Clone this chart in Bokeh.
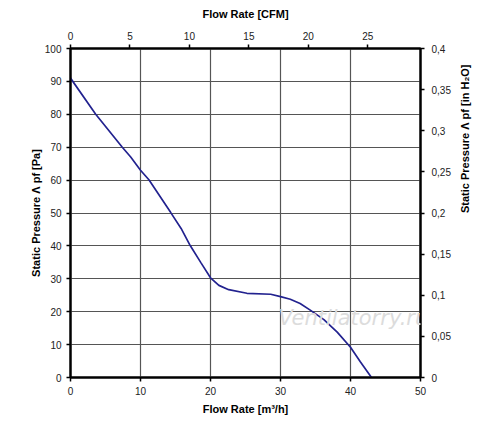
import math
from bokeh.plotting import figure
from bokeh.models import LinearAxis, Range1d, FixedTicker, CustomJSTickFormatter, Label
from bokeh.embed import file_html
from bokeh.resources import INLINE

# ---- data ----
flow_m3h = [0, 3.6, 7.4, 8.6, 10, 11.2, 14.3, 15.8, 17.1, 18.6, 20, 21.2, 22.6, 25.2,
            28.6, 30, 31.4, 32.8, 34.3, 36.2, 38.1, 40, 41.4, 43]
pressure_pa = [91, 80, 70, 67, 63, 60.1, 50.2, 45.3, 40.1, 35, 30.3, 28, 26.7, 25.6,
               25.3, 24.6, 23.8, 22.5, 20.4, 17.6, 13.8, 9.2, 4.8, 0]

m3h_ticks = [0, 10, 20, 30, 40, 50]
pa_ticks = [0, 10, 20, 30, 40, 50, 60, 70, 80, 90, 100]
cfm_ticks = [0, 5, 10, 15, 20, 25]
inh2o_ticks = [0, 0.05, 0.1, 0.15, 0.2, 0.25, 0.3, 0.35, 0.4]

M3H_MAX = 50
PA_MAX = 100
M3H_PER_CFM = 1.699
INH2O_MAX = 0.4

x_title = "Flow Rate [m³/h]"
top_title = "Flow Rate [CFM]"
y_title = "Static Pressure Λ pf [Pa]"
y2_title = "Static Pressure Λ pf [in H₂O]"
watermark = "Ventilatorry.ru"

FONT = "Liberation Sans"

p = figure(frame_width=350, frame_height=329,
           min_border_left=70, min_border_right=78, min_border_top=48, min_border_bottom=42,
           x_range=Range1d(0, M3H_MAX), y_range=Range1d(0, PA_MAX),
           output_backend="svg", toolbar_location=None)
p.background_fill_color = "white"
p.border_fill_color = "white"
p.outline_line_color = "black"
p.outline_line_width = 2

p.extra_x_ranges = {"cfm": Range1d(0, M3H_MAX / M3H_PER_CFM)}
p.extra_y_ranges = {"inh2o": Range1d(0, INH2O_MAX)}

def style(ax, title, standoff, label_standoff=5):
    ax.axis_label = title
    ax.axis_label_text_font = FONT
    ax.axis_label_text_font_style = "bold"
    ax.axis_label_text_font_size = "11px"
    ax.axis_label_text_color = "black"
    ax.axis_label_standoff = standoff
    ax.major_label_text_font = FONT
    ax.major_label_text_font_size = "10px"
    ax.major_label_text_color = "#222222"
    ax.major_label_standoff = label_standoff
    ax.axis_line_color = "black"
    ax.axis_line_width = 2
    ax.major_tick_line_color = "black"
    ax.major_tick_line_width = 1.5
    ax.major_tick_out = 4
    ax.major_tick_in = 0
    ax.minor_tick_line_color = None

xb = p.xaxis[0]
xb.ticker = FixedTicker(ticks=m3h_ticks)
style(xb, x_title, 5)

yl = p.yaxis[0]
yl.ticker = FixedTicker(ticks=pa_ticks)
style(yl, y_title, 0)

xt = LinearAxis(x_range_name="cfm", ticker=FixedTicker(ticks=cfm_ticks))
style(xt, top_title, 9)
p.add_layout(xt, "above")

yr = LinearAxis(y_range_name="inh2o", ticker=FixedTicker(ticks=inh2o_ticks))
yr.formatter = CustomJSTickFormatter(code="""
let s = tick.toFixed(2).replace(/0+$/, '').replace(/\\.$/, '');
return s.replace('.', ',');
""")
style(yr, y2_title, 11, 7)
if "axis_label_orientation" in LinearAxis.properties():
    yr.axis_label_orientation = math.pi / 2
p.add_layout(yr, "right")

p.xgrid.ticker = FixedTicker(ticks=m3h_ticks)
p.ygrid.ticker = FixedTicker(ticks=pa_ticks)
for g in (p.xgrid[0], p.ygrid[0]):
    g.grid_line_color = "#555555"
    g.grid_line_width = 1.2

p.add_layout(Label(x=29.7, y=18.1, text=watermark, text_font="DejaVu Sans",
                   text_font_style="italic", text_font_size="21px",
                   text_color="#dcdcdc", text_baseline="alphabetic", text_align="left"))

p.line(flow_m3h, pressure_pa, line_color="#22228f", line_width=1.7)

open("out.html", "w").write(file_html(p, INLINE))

▶ What you have to do
Copy out each line exactly, without the pictures.

▶ Correct answer
Clone this chart in Bokeh.
import math
from bokeh.plotting import figure
from bokeh.models import LinearAxis, Range1d, FixedTicker, CustomJSTickFormatter, Label
from bokeh.embed import file_html
from bokeh.resources import INLINE

# ---- data ----
flow_m3h = [0, 3.6, 7.4, 8.6, 10, 11.2, 14.3, 15.8, 17.1, 18.6, 20, 21.2, 22.6, 25.2,
            28.6, 30, 31.4, 32.8, 34.3, 36.2, 38.1, 40, 41.4, 43]
pressure_pa = [91, 80, 70, 67, 63, 60.1, 50.2, 45.3, 40.1, 35, 30.3, 28, 26.7, 25.6,
               25.3, 24.6, 23.8, 22.5, 20.4, 17.6, 13.8, 9.2, 4.8, 0]

m3h_ticks = [0, 10, 20, 30, 40, 50]
pa_ticks = [0, 10, 20, 30, 40, 50, 60, 70, 80, 90, 100]
cfm_ticks = [0, 5, 10, 15, 20, 25]
inh2o_ticks = [0, 0.05, 0.1, 0.15, 0.2, 0.25, 0.3, 0.35, 0.4]

M3H_MAX = 50
PA_MAX = 100
M3H_PER_CFM = 1.699
INH2O_MAX = 0.4

x_title = "Flow Rate [m³/h]"
top_title = "Flow Rate [CFM]"
y_title = "Static Pressure Λ pf [Pa]"
y2_title = "Static Pressure Λ pf [in H₂O]"
watermark = "Ventilatorry.ru"

FONT = "Liberation Sans"

p = figure(frame_width=350, frame_height=329,
           min_border_left=70, min_border_right=78, min_border_top=48, min_border_bottom=42,
           x_range=Range1d(0, M3H_MAX), y_range=Range1d(0, PA_MAX),
           output_backend="svg", toolbar_location=None)
p.background_fill_color = "white"
p.border_fill_color = "white"
p.outline_line_color = "black"
p.outline_line_width = 2

p.extra_x_ranges = {"cfm": Range1d(0, M3H_MAX / M3H_PER_CFM)}
p.extra_y_ranges = {"inh2o": Range1d(0, INH2O_MAX)}

def style(ax, title, standoff, label_standoff=5):
    ax.axis_label = title
    ax.axis_label_text_font = FONT
    ax.axis_label_text_font_style = "bold"
    ax.axis_label_text_font_size = "11px"
    ax.axis_label_text_color = "black"
    ax.axis_label_standoff = standoff
    ax.major_label_text_font = FONT
    ax.major_label_text_font_size = "10px"
    ax.major_label_text_color = "#222222"
    ax.major_label_standoff = label_standoff
    ax.axis_line_color = "black"
    ax.axis_line_width = 2
    ax.major_tick_line_color = "black"
    ax.major_tick_line_width = 1.5
    ax.major_tick_out = 4
    ax.major_tick_in = 0
    ax.minor_tick_line_color = None

xb = p.xaxis[0]
xb.ticker = FixedTicker(ticks=m3h_ticks)
style(xb, x_title, 5)

yl = p.yaxis[0]
yl.ticker = FixedTicker(ticks=pa_ticks)
style(yl, y_title, 0)

xt = LinearAxis(x_range_name="cfm", ticker=FixedTicker(ticks=cfm_ticks))
style(xt, top_title, 9)
p.add_layout(xt, "above")

yr = LinearAxis(y_range_name="inh2o", ticker=FixedTicker(ticks=inh2o_ticks))
yr.formatter = CustomJSTickFormatter(code="""
let s = tick.toFixed(2).replace(/0+$/, '').replace(/\\.$/, '');
return s.replace('.', ',');
""")
style(yr, y2_title, 11, 7)
if "axis_label_orientation" in LinearAxis.properties():
    yr.axis_label_orientation = math.pi / 2
p.add_layout(yr, "right")

p.xgrid.ticker = FixedTicker(ticks=m3h_ticks)
p.ygrid.ticker = FixedTicker(ticks=pa_ticks)
for g in (p.xgrid[0], p.ygrid[0]):
    g.grid_line_color = "#555555"
    g.grid_line_width = 1.2

p.add_layout(Label(x=29.7, y=18.1, text=watermark, text_font="DejaVu Sans",
                   text_font_style="italic", text_font_size="21px",
                   text_color="#dcdcdc", text_baseline="alphabetic", text_align="left"))

p.line(flow_m3h, pressure_pa, line_color="#22228f", line_width=1.7)

open("out.html", "w").write(file_html(p, INLINE))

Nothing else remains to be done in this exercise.